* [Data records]
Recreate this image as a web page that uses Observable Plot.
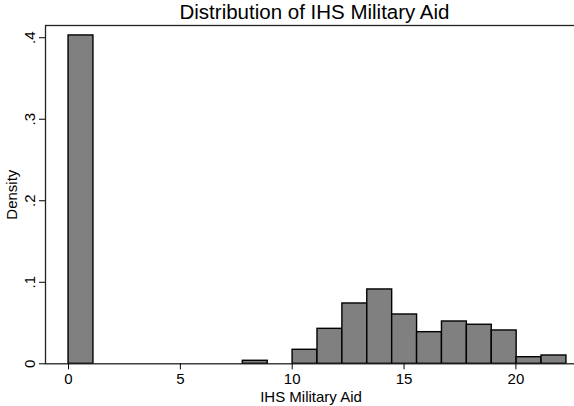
<!DOCTYPE html>
<html>
<head>
<meta charset="utf-8">
<script src="https://cdn.jsdelivr.net/npm/d3@7"></script>
<script src="https://cdn.jsdelivr.net/npm/@observablehq/plot@0.6"></script>
<style>
  html, body { margin: 0; padding: 0; background: #fff; }
  svg { display: block; }
</style>
</head>
<body>
<div id="chart"></div>
<script>
// Histogram bins (lower edges) and densities
const binWidth = 1.113;
const binStart = [0, 7.791, 10.017, 11.13, 12.243, 13.356, 14.469, 15.582, 16.695, 17.808, 18.921, 20.034, 21.147];
const density  = [0.4028, 0.0037, 0.0172, 0.0429, 0.0740, 0.0912, 0.0605, 0.0388, 0.0519, 0.0479, 0.0409, 0.0081, 0.0102];

const xTicks = [0, 5, 10, 15, 20];
const yTicks = [0, 0.1, 0.2, 0.3, 0.4];
const yTickLabels = ["0", ".1", ".2", ".3", ".4"];

const titleText = "Distribution of IHS Military Aid";
const xLabel = "IHS Military Aid";
const yLabel = "Density";

const bins = binStart.map((s, i) => ({x1: s, x2: s + binWidth, y: density[i]}));
const yLab = yTicks.map((v, i) => ({v, t: yTickLabels[i]}));

const font = "'Liberation Sans', Arial, Helvetica, sans-serif";

const chart = Plot.plot({
  width: 574,
  height: 406,
  marginLeft: 45,
  marginRight: -2,
  marginTop: 25,
  marginBottom: 42.7,
  style: {fontFamily: font, fontSize: "14.5px", background: "#fff", color: "#000", overflow: "hidden"},
  x: {domain: [-1.03, 22.71]},
  y: {domain: [0, 0.415]},
  marks: [
    Plot.rectY(bins, {x1: "x1", x2: "x2", y: "y", fill: "#808080", stroke: "#000", strokeWidth: 1.4}),
    Plot.frame({stroke: "#222", strokeWidth: 1.3}),
    Plot.axisX({ticks: xTicks, tickSize: 6, tickPadding: 4, tickFormat: d => String(d), label: null, fontSize: 15, stroke: "#000"}),
    Plot.axisY({ticks: yTicks, tickSize: 6, tickFormat: () => "", label: null, stroke: "#000"}),
    Plot.text(yLab, {y: "v", text: "t", frameAnchor: "left", dx: -15, rotate: -90, textAnchor: "middle", lineAnchor: "middle", fontSize: 15, fill: "#000"}),
    Plot.text([yLabel], {text: d => d, frameAnchor: "left", dx: -33, rotate: -90, textAnchor: "middle", lineAnchor: "middle", fontSize: 15, fill: "#000"}),
    Plot.text([xLabel], {text: d => d, frameAnchor: "bottom", dy: 33, textAnchor: "middle", lineAnchor: "middle", fontSize: 15, fill: "#000"}),
    Plot.text([titleText], {text: d => d, frameAnchor: "top", dx: 3.5, dy: -13, textAnchor: "middle", lineAnchor: "middle", fontSize: 20.5, fill: "#000"})
  ]
});
document.getElementById("chart").appendChild(chart);
</script>
</body>
</html>
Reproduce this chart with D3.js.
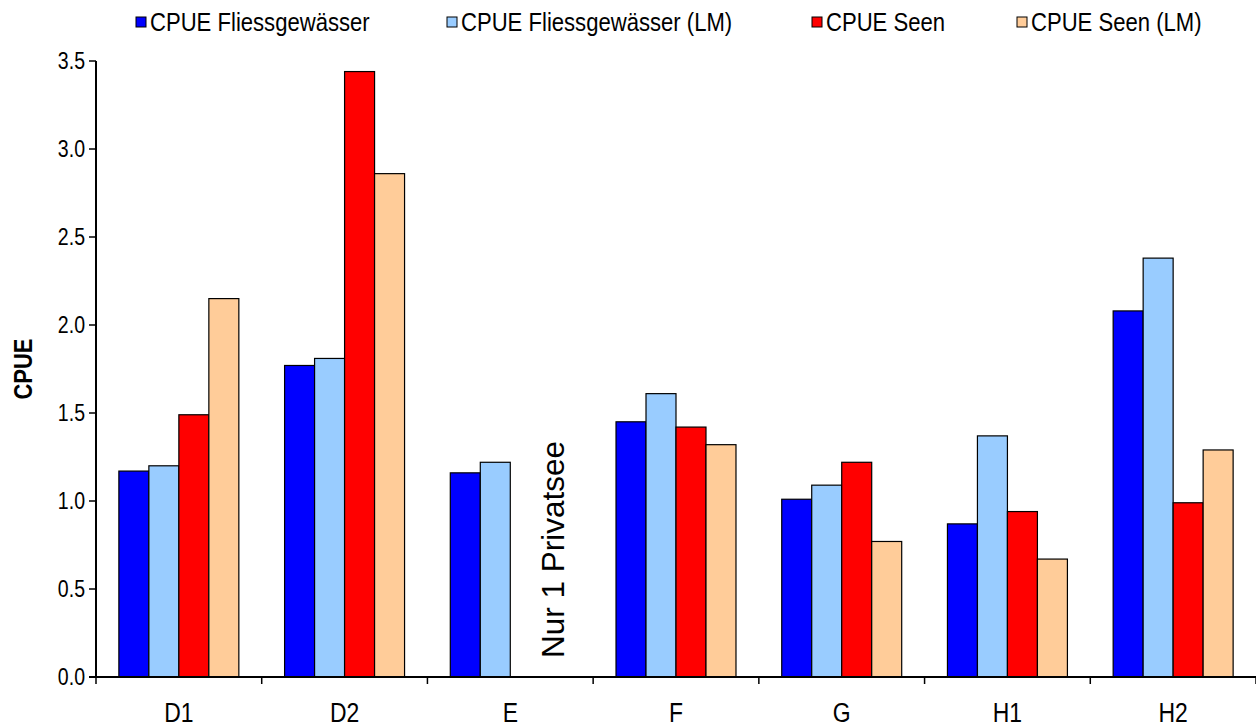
<!DOCTYPE html>
<html><head><meta charset="utf-8">
<script src="https://cdn.jsdelivr.net/npm/d3@7"></script>
<style>
html,body{margin:0;padding:0;background:#fff;}
svg text{font-family:Arial,"Liberation Sans",sans-serif;fill:#000;}
</style></head>
<body>
<svg id="chart" width="1256" height="728"></svg>
<script>
const categories = ["D1","D2","E","F","G","H1","H2"];
const seriesNames = ["CPUE Fliessgewässer","CPUE Fliessgewässer (LM)","CPUE Seen","CPUE Seen (LM)"];
const fliess   = [1.17,1.77,1.16,1.45,1.01,0.87,2.08];
const fliessLM = [1.20,1.81,1.22,1.61,1.09,1.37,2.38];
const seen     = [1.49,3.44,null,1.42,1.22,0.94,0.99];
const seenLM   = [2.15,2.86,null,1.32,0.77,0.67,1.29];
const seriesColors = ["#0000FF","#99CCFF","#FF0000","#FFCC99"];
const yTicks = [0,0.5,1.0,1.5,2.0,2.5,3.0,3.5];
const yTitle = "CPUE";
const annotationText = "Nur 1 Privatsee";
const annotationCategory = "E";

const seriesValues = [fliess, fliessLM, seen, seenLM];
const SX = 0.85; // horizontal glyph condensing of the reference

const svg = d3.select("#chart");
const plotLeft = 96, plotRight = 1256, plotTop = 61, plotBottom = 677;

const x = d3.scaleBand().domain(categories).range([plotLeft, plotRight]).paddingInner(0.276).paddingOuter(0.138);
const x1 = d3.scaleBand().domain(seriesNames).range([0, x.bandwidth()]).padding(0);
const y = d3.scaleLinear().domain([0, 3.5]).range([plotBottom, plotTop]);

function hText(g, px, py, txt, size, anchor) {
  return g.append("text")
    .attr("transform", `translate(${px},${py}) scale(${SX},1)`)
    .attr("font-size", size).attr("text-anchor", anchor).text(txt);
}
function vText(g, px, py, txt, size, anchor, thick) {
  return g.append("text")
    .attr("transform", `translate(${px},${py}) rotate(-90) scale(1,${thick})`)
    .attr("font-size", size).attr("text-anchor", anchor).text(txt);
}

// bars
const rows = categories.map((c, i) => ({cat: c, vals: seriesNames.map((s, j) => ({s, j, v: seriesValues[j][i]}))}));
const groups = svg.append("g").selectAll("g").data(rows).join("g")
  .attr("transform", d => `translate(${x(d.cat)},0)`);
groups.selectAll("rect").data(d => d.vals.filter(e => e.v != null)).join("rect")
  .attr("x", d => x1(d.s))
  .attr("width", x1.bandwidth())
  .attr("y", d => y(d.v))
  .attr("height", d => y(0) - y(d.v))
  .attr("fill", d => seriesColors[d.j])
  .attr("stroke", "#000").attr("stroke-width", 1.2);

// y axis
const yAxis = svg.append("g");
yAxis.append("line").attr("x1", plotLeft).attr("x2", plotLeft).attr("y1", y(3.5)).attr("y2", y(0))
  .attr("stroke", "#000").attr("stroke-width", 2);
yTicks.forEach(t => {
  yAxis.append("line").attr("x1", plotLeft - 7).attr("x2", plotLeft).attr("y1", y(t)).attr("y2", y(t))
    .attr("stroke", "#000").attr("stroke-width", 1.5);
  hText(yAxis, plotLeft - 11, y(t) + 8, d3.format(".1f")(t), 23, "end");
});
vText(svg, 32, (y(0) + y(3.5)) / 2, yTitle, 22, "middle", 1.2).attr("font-weight", "bold");

// x axis
const xAxis = svg.append("g");
xAxis.append("line").attr("x1", plotLeft - 7).attr("x2", plotRight).attr("y1", y(0)).attr("y2", y(0))
  .attr("stroke", "#000").attr("stroke-width", 2);
const gap = (x.step() - x.bandwidth()) / 2;
const bounds = categories.map(c => x(c) - gap).concat([x(categories[categories.length - 1]) + x.bandwidth() + gap]);
bounds.forEach(b => {
  xAxis.append("line").attr("x1", b).attr("x2", b).attr("y1", y(0)).attr("y2", y(0) + 7)
    .attr("stroke", "#000").attr("stroke-width", 1.5);
});
categories.forEach(c => {
  hText(xAxis, x(c) + x.bandwidth() / 2, 722, c, 27, "middle");
});

// annotation
vText(svg, x(annotationCategory) + x1(seriesNames[2]) + x1.bandwidth() + 24, y(0) - 19, annotationText, 31.5, "start", 1);

// legend
const legendX = [150, 461, 826, 1031];
const legend = svg.append("g");
seriesNames.forEach((s, j) => {
  legend.append("rect").attr("x", legendX[j] - 14).attr("y", 17).attr("width", 10).attr("height", 10)
    .attr("fill", seriesColors[j]).attr("stroke", "#000").attr("stroke-width", 1);
  hText(legend, legendX[j], 31, s, 26, "start");
});
</script>
</body></html>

* [PROBLEM] Copy out each line word for word, please, skipping the images.

* [FULL RESPONSE]
Recreate this image as a web page that uses Observable Plot.
<!DOCTYPE html>
<html>
<head>
<meta charset="utf-8">
<script src="https://cdn.jsdelivr.net/npm/d3@7"></script>
<script src="https://cdn.jsdelivr.net/npm/@observablehq/plot@0.6"></script>
<style>
  html, body { margin: 0; padding: 0; background: #fff; }
  svg { display: block; }
</style>
</head>
<body>
<div id="chart"></div>
<script>
// Histogram bins (lower edges) and densities
const binWidth = 1.113;
const binStart = [0, 7.791, 10.017, 11.13, 12.243, 13.356, 14.469, 15.582, 16.695, 17.808, 18.921, 20.034, 21.147];
const density  = [0.4028, 0.0037, 0.0172, 0.0429, 0.0740, 0.0912, 0.0605, 0.0388, 0.0519, 0.0479, 0.0409, 0.0081, 0.0102];

const xTicks = [0, 5, 10, 15, 20];
const yTicks = [0, 0.1, 0.2, 0.3, 0.4];
const yTickLabels = ["0", ".1", ".2", ".3", ".4"];

const titleText = "Distribution of IHS Military Aid";
const xLabel = "IHS Military Aid";
const yLabel = "Density";

const bins = binStart.map((s, i) => ({x1: s, x2: s + binWidth, y: density[i]}));
const yLab = yTicks.map((v, i) => ({v, t: yTickLabels[i]}));

const font = "'Liberation Sans', Arial, Helvetica, sans-serif";

const chart = Plot.plot({
  width: 574,
  height: 406,
  marginLeft: 45,
  marginRight: -2,
  marginTop: 25,
  marginBottom: 42.7,
  style: {fontFamily: font, fontSize: "14.5px", background: "#fff", color: "#000", overflow: "hidden"},
  x: {domain: [-1.03, 22.71]},
  y: {domain: [0, 0.415]},
  marks: [
    Plot.rectY(bins, {x1: "x1", x2: "x2", y: "y", fill: "#808080", stroke: "#000", strokeWidth: 1.4}),
    Plot.frame({stroke: "#222", strokeWidth: 1.3}),
    Plot.axisX({ticks: xTicks, tickSize: 6, tickPadding: 4, tickFormat: d => String(d), label: null, fontSize: 15, stroke: "#000"}),
    Plot.axisY({ticks: yTicks, tickSize: 6, tickFormat: () => "", label: null, stroke: "#000"}),
    Plot.text(yLab, {y: "v", text: "t", frameAnchor: "left", dx: -15, rotate: -90, textAnchor: "middle", lineAnchor: "middle", fontSize: 15, fill: "#000"}),
    Plot.text([yLabel], {text: d => d, frameAnchor: "left", dx: -33, rotate: -90, textAnchor: "middle", lineAnchor: "middle", fontSize: 15, fill: "#000"}),
    Plot.text([xLabel], {text: d => d, frameAnchor: "bottom", dy: 33, textAnchor: "middle", lineAnchor: "middle", fontSize: 15, fill: "#000"}),
    Plot.text([titleText], {text: d => d, frameAnchor: "top", dx: 3.5, dy: -13, textAnchor: "middle", lineAnchor: "middle", fontSize: 20.5, fill: "#000"})
  ]
});
document.getElementById("chart").appendChild(chart);
</script>
</body>
</html>
Reproduce this chart with D3.js.
<!DOCTYPE html>
<html><head><meta charset="utf-8">
<script src="https://cdn.jsdelivr.net/npm/d3@7"></script>
<style>
html,body{margin:0;padding:0;background:#fff;}
svg text{font-family:Arial,"Liberation Sans",sans-serif;fill:#000;}
</style></head>
<body>
<svg id="chart" width="1256" height="728"></svg>
<script>
const categories = ["D1","D2","E","F","G","H1","H2"];
const seriesNames = ["CPUE Fliessgewässer","CPUE Fliessgewässer (LM)","CPUE Seen","CPUE Seen (LM)"];
const fliess   = [1.17,1.77,1.16,1.45,1.01,0.87,2.08];
const fliessLM = [1.20,1.81,1.22,1.61,1.09,1.37,2.38];
const seen     = [1.49,3.44,null,1.42,1.22,0.94,0.99];
const seenLM   = [2.15,2.86,null,1.32,0.77,0.67,1.29];
const seriesColors = ["#0000FF","#99CCFF","#FF0000","#FFCC99"];
const yTicks = [0,0.5,1.0,1.5,2.0,2.5,3.0,3.5];
const yTitle = "CPUE";
const annotationText = "Nur 1 Privatsee";
const annotationCategory = "E";

const seriesValues = [fliess, fliessLM, seen, seenLM];
const SX = 0.85; // horizontal glyph condensing of the reference

const svg = d3.select("#chart");
const plotLeft = 96, plotRight = 1256, plotTop = 61, plotBottom = 677;

const x = d3.scaleBand().domain(categories).range([plotLeft, plotRight]).paddingInner(0.276).paddingOuter(0.138);
const x1 = d3.scaleBand().domain(seriesNames).range([0, x.bandwidth()]).padding(0);
const y = d3.scaleLinear().domain([0, 3.5]).range([plotBottom, plotTop]);

function hText(g, px, py, txt, size, anchor) {
  return g.append("text")
    .attr("transform", `translate(${px},${py}) scale(${SX},1)`)
    .attr("font-size", size).attr("text-anchor", anchor).text(txt);
}
function vText(g, px, py, txt, size, anchor, thick) {
  return g.append("text")
    .attr("transform", `translate(${px},${py}) rotate(-90) scale(1,${thick})`)
    .attr("font-size", size).attr("text-anchor", anchor).text(txt);
}

// bars
const rows = categories.map((c, i) => ({cat: c, vals: seriesNames.map((s, j) => ({s, j, v: seriesValues[j][i]}))}));
const groups = svg.append("g").selectAll("g").data(rows).join("g")
  .attr("transform", d => `translate(${x(d.cat)},0)`);
groups.selectAll("rect").data(d => d.vals.filter(e => e.v != null)).join("rect")
  .attr("x", d => x1(d.s))
  .attr("width", x1.bandwidth())
  .attr("y", d => y(d.v))
  .attr("height", d => y(0) - y(d.v))
  .attr("fill", d => seriesColors[d.j])
  .attr("stroke", "#000").attr("stroke-width", 1.2);

// y axis
const yAxis = svg.append("g");
yAxis.append("line").attr("x1", plotLeft).attr("x2", plotLeft).attr("y1", y(3.5)).attr("y2", y(0))
  .attr("stroke", "#000").attr("stroke-width", 2);
yTicks.forEach(t => {
  yAxis.append("line").attr("x1", plotLeft - 7).attr("x2", plotLeft).attr("y1", y(t)).attr("y2", y(t))
    .attr("stroke", "#000").attr("stroke-width", 1.5);
  hText(yAxis, plotLeft - 11, y(t) + 8, d3.format(".1f")(t), 23, "end");
});
vText(svg, 32, (y(0) + y(3.5)) / 2, yTitle, 22, "middle", 1.2).attr("font-weight", "bold");

// x axis
const xAxis = svg.append("g");
xAxis.append("line").attr("x1", plotLeft - 7).attr("x2", plotRight).attr("y1", y(0)).attr("y2", y(0))
  .attr("stroke", "#000").attr("stroke-width", 2);
const gap = (x.step() - x.bandwidth()) / 2;
const bounds = categories.map(c => x(c) - gap).concat([x(categories[categories.length - 1]) + x.bandwidth() + gap]);
bounds.forEach(b => {
  xAxis.append("line").attr("x1", b).attr("x2", b).attr("y1", y(0)).attr("y2", y(0) + 7)
    .attr("stroke", "#000").attr("stroke-width", 1.5);
});
categories.forEach(c => {
  hText(xAxis, x(c) + x.bandwidth() / 2, 722, c, 27, "middle");
});

// annotation
vText(svg, x(annotationCategory) + x1(seriesNames[2]) + x1.bandwidth() + 24, y(0) - 19, annotationText, 31.5, "start", 1);

// legend
const legendX = [150, 461, 826, 1031];
const legend = svg.append("g");
seriesNames.forEach((s, j) => {
  legend.append("rect").attr("x", legendX[j] - 14).attr("y", 17).attr("width", 10).attr("height", 10)
    .attr("fill", seriesColors[j]).attr("stroke", "#000").attr("stroke-width", 1);
  hText(legend, legendX[j], 31, s, 26, "start");
});
</script>
</body></html>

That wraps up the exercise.